While the “outted” ministers were forbid to exercise their ministry in any shape, those who were indulged soon began to experience that their liberty was by no means perfect freedom. The first link that was added to their chain, was a prohibition from explaining the Scriptures to their people in the manner they thought best fitted to convey instruction. It is evident that, in stated congregations, an exposition of connected passages of Scripture, or what is generally known in Scotland as “lecturing,”[[68]] is eminently calculated to improve and edify the church; and this had been an old method employed by the most distinguished and successful of the Presbyterian ministers. The indulged continued the practice; but for this the uneducated and worthless crew who had been thrust into their charges were totally unfit, and their pulpit exhibitions only encountered the scorn of their hearers—sometimes perhaps too rudely expressed.

Complaints were therefore made to the privy council, and their superior ability and mode of teaching were imputed as crimes to the indulged, whose favour with the people, by the same reasoning, was considered the cause of their hatred to the curates.
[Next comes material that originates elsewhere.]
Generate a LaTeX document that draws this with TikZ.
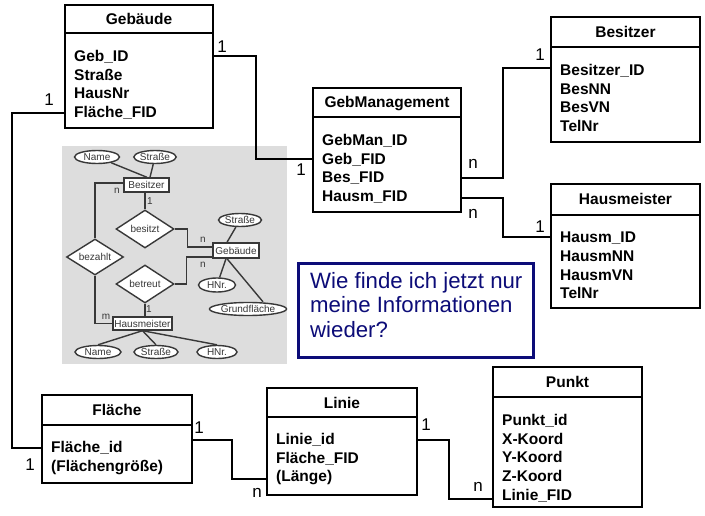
\documentclass[tikz,border=0pt]{standalone}
\usepackage{fontspec}
\setmainfont{Liberation Sans}
\usepackage{tikz}
\usetikzlibrary{positioning,shapes.geometric,calc}
\definecolor{navyq}{HTML}{0C0C78}
\definecolor{ergray}{HTML}{DDDDDD}
\definecolor{erink}{HTML}{383838}
\tikzset{
  tablehead/.style={
    rectangle, draw=black, line width=2pt, fill=white,
    outer sep=0pt, inner sep=0pt,
    font=\fontsize{15.5}{18.7}\selectfont\bfseries,
    text height=11pt, text depth=0pt
  },
  tablebody/.style={
    rectangle, draw=black, line width=2pt, fill=white,
    outer sep=0pt, inner sep=0pt
  },
  attrtext/.style={
    anchor=north west, inner sep=0pt, align=left,
    font=\fontsize{15.5}{18.7}\selectfont\bfseries
  },
  relline/.style={line width=1.6pt, draw=black},
  cardlabel/.style={font=\fontsize{17}{17}\selectfont, inner sep=0pt},
  % -- small ER sketch --
  erentity/.style={
    rectangle, draw=erink, line width=1.4pt, fill=white, inner sep=0pt,
    font=\fontsize{10}{11}\selectfont, text=erink
  },
  errel/.style={
    diamond, aspect=1.6, draw=erink, line width=1.4pt, fill=white,
    inner sep=0pt, minimum width=57pt, minimum height=36pt,
    font=\fontsize{10}{11}\selectfont, text=erink
  },
  erattr/.style={
    ellipse, draw=erink, line width=1.4pt, fill=white, inner sep=0pt,
    minimum height=13pt, font=\fontsize{10}{11}\selectfont, text=erink
  },
  erline/.style={line width=1.4pt, draw=erink},
  ercard/.style={font=\fontsize{10}{11}\selectfont, text=erink, inner sep=0pt},
  questbox/.style={rectangle, draw=navyq, line width=3pt, fill=white},
  questtext/.style={
    anchor=north west, inner sep=0pt, align=left, text=navyq,
    font=\fontsize{22.2}{24.5}\selectfont
  },
}
\begin{document}
\begin{tikzpicture}[x=1pt, y=-1pt]
\fill[white] (0,0) rectangle (705,516);
\useasboundingbox (0,0) rectangle (705,516);

% grey panel of the ER sketch, under the relation lines
\fill[ergray] (62,146) rectangle (287,364);

% Tables
\node[tablehead, minimum width=148pt, minimum height=28pt, anchor=north west] (geb) at (65,5) {Gebäude};
\node[tablebody, minimum width=148pt, minimum height=95pt, below=0pt of geb] (gebB) {};
\node[attrtext] (gebA) at ([xshift=9pt,yshift=-17pt]gebB.north west) {Geb\_ID\\Straße\\HausNr\\Fläche\_FID};

\node[tablehead, minimum width=148pt, minimum height=29pt, anchor=north west] (gm) at (313,88) {GebManagement};
\node[tablebody, minimum width=148pt, minimum height=95pt, below=0pt of gm] (gmB) {};
\node[attrtext] (gmA) at ([xshift=9pt,yshift=-17pt]gmB.north west) {GebMan\_ID\\Geb\_FID\\Bes\_FID\\Hausm\_FID};

\node[tablehead, minimum width=149pt, minimum height=30pt, anchor=north west] (bes) at (551,17) {Besitzer};
\node[tablebody, minimum width=149pt, minimum height=95pt, below=0pt of bes] (besB) {};
\node[attrtext] (besA) at ([xshift=9pt,yshift=-17pt]besB.north west) {Besitzer\_ID\\BesNN\\BesVN\\TelNr};

\node[tablehead, minimum width=149pt, minimum height=31pt, anchor=north west] (hm) at (551,184) {Hausmeister};
\node[tablebody, minimum width=149pt, minimum height=93pt, below=0pt of hm] (hmB) {};
\node[attrtext] (hmA) at ([xshift=9pt,yshift=-17pt]hmB.north west) {Hausm\_ID\\HausmNN\\HausmVN\\TelNr};

\node[tablehead, minimum width=150pt, minimum height=30pt, anchor=north west] (fl) at (42,395) {Fläche};
\node[tablebody, minimum width=150pt, minimum height=58pt, below=0pt of fl] (flB) {};
\node[attrtext] (flA) at ([xshift=9pt,yshift=-16pt]flB.north west) {Fläche\_id\\(Flächengröße)};

\node[tablehead, minimum width=150pt, minimum height=29pt, anchor=north west] (li) at (267,388) {Linie};
\node[tablebody, minimum width=150pt, minimum height=78pt, below=0pt of li] (liB) {};
\node[attrtext] (liA) at ([xshift=9pt,yshift=-16pt]liB.north west) {Linie\_id\\Fläche\_FID\\(Länge)};

\node[tablehead, minimum width=149pt, minimum height=30pt, anchor=north west] (pu) at (493,367) {Punkt};
\node[tablebody, minimum width=149pt, minimum height=110pt, below=0pt of pu] (puB) {};
\node[attrtext] (puA) at ([xshift=9pt,yshift=-17pt]puB.north west) {Punkt\_id\\X-Koord\\Y-Koord\\Z-Koord\\Linie\_FID};

% Relations between tables
\draw[relline] ([yshift=24.5pt]gebB.east) -- ++(43pt,0) |- ([yshift=5.5pt]gmB.west);
\draw[relline] ([yshift=-32.5pt]gebB.west) -- ++(-53pt,0) |- ([yshift=6pt]flB.west);
\draw[relline] ([yshift=-13.5pt]gmB.east) -- ++(42pt,0) |- ([yshift=26.5pt]besB.west);
\draw[relline] ([yshift=-33.5pt]gmB.east) -- ++(42pt,0) |- ([yshift=24.5pt]hmB.west);
\draw[relline] ([yshift=14pt]flB.east) -- ++(40pt,0) |- ([yshift=-23pt]liB.west);
\draw[relline] ([yshift=16pt]liB.east) -- ++(32pt,0) |- ([yshift=-47pt]puB.west);

% Cardinalities
\node[cardlabel] (c1) at (222,47) {1};
\node[cardlabel] (c2) at (301,170) {1};
\node[cardlabel] (c3) at (49,100) {1};
\node[cardlabel] (c4) at (30,465) {1};
\node[cardlabel] (c5) at (199,428) {1};
\node[cardlabel] (c6) at (257,493) {n};
\node[cardlabel] (c7) at (426,425) {1};
\node[cardlabel] (c8) at (478,487) {n};
\node[cardlabel] (c9) at (473,164) {n};
\node[cardlabel] (c10) at (540,55) {1};
\node[cardlabel] (c11) at (473,214) {n};
\node[cardlabel] (c12) at (540,227) {1};

% Question
\node[questbox, minimum width=235pt, minimum height=94pt, anchor=north west] (quest) at (297,262) {};
\node[questtext] (questT) at ([xshift=13pt,yshift=-10pt]quest.north west) {Wie finde ich jetzt nur\\meine Informationen\\wieder?};

% ER sketch
\node[erentity, minimum width=45pt, minimum height=14pt] (erBes) at (146.5,185) {Besitzer};
\node[erentity, minimum width=46pt, minimum height=15pt] (erGeb) at (236,250.5) {Gebäude};
\node[erentity, minimum width=59pt, minimum height=13pt] (erHm) at (142.5,323.5) {Hausmeister};
\node[errel] (erBezahlt) at (95,257) {bezahlt};
\node[errel, minimum width=58pt, minimum height=38pt] (erBesitzt) at (145,229) {besitzt};
\node[errel, minimum width=58pt, minimum height=38pt] (erBetreut) at (145,284) {betreut};
\node[erattr, minimum width=45pt] (erName1) at (97,157) {Name};
\node[erattr, minimum width=41pt] (erStr1) at (155,157) {Straße};
\node[erattr, minimum width=43pt] (erStr2) at (240,220) {Straße};
\node[erattr, minimum width=37pt, minimum height=14pt] (erHNr1) at (217,285) {HNr.};
\node[erattr, minimum width=69pt] (erGrund) at (248,309) {Grundfläche};
\node[erattr, minimum width=46pt] (erName2) at (98,352) {Name};
\node[erattr, minimum width=44pt] (erStr3) at (156,352) {Straße};
\node[erattr, minimum width=40pt] (erHNr2) at (217,352) {HNr.};

\draw[erline] (erName1) -- ([xshift=0.5pt]erBes.north);
\draw[erline] (erStr1) -- ([xshift=3.5pt]erBes.north);
\draw[erline] ([yshift=2pt]erBes.west) -| (erBezahlt.north);
\draw[erline] (erBezahlt.south) |- (erHm.west);
\draw[erline] (erBesitzt.north |- erBes.south) -- (erBesitzt.north);
\draw[erline] (erBesitzt.east) -- ++(13pt,0) |- ([yshift=3.5pt]erGeb.west);
\draw[erline] (erBetreut.east) -- ++(12pt,0) |- ([yshift=-6.5pt]erGeb.west);
\draw[erline] (erBetreut.south) -- (erBetreut.south |- erHm.north);
\draw[erline] ([xshift=-9pt]erGeb.north) -- (erStr2);
\draw[erline] ([xshift=-10pt]erGeb.south) -- (erHNr1);
\draw[erline] ([xshift=-9pt]erGeb.south) -- ([xshift=15pt]erGrund.north);
\draw[erline] (erHm.south) -- (erName2.north);
\draw[erline] (erHm.south) -- (erStr3.north);
\draw[erline] (erHm.south) -- (erHNr2.north);

\node[ercard] (erc1) at (117,191) {n};
\node[ercard] (erc2) at (150,201) {1};
\node[ercard] (erc3) at (203,240) {n};
\node[ercard] (erc4) at (203,265) {n};
\node[ercard] (erc5) at (149,309) {1};
\node[ercard] (erc6) at (106,317) {m};

\end{tikzpicture}
\end{document}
They were in consequence forbid to lecture, and a commission was granted to the Duke of Hamilton, the Earls of Linlithgow, Dumfries, Kincardine, and Dundonald, the Lord Clerk Register, and Lieutenant-General Drummond, or any four of them, to “put to due and rigorous execution the acts of parliament and councils” respecting “pretended” religious meetings, the security of the orthodox clergy, and to examine into the conduct of the indulged ministers. The charges of outrage brought forward by the legal incumbents against their parishioners, were in some cases villanously false, and in others ridiculously exaggerated. One Jeffray, curate of Maybole, accused the Whigs of having attempted to shoot him, and produced a volume contused by a ball, which he said had saved his life, having been in his bosom when he was fired at; but, upon examination, it was found that the clothes he wore at the time were untouched, the blockhead having forgot to perforate his garments when he wounded his book. This precious evangelist was, in consequence, dismissed; but when there happened to be any ground for complaint, the case was remitted to Edinburgh, and the punishment was extravagant. Some idle boys had thrown a bit of rotten wood at the curate of Kilmacomb while he was holding forth; and when he left the pulpit in terror, they followed the fugitive, huzzaing and shouting, till he reached the manse. For this boyish insolence, which probably merited a whipping, four of the offenders were sentenced to be transported to the plantations! and the heritors of the parish were fined one hundred pounds sterling, which Mr John Irvine, the said curate, received as a solatium. The parson of Glasford’s house was robbed by common thieves, one of whom being afterwards executed for another crime, confessed the fact. The Whigs, however, were accused, and the parish paid one thousand pounds Scots for having maltreated a man they had only despised.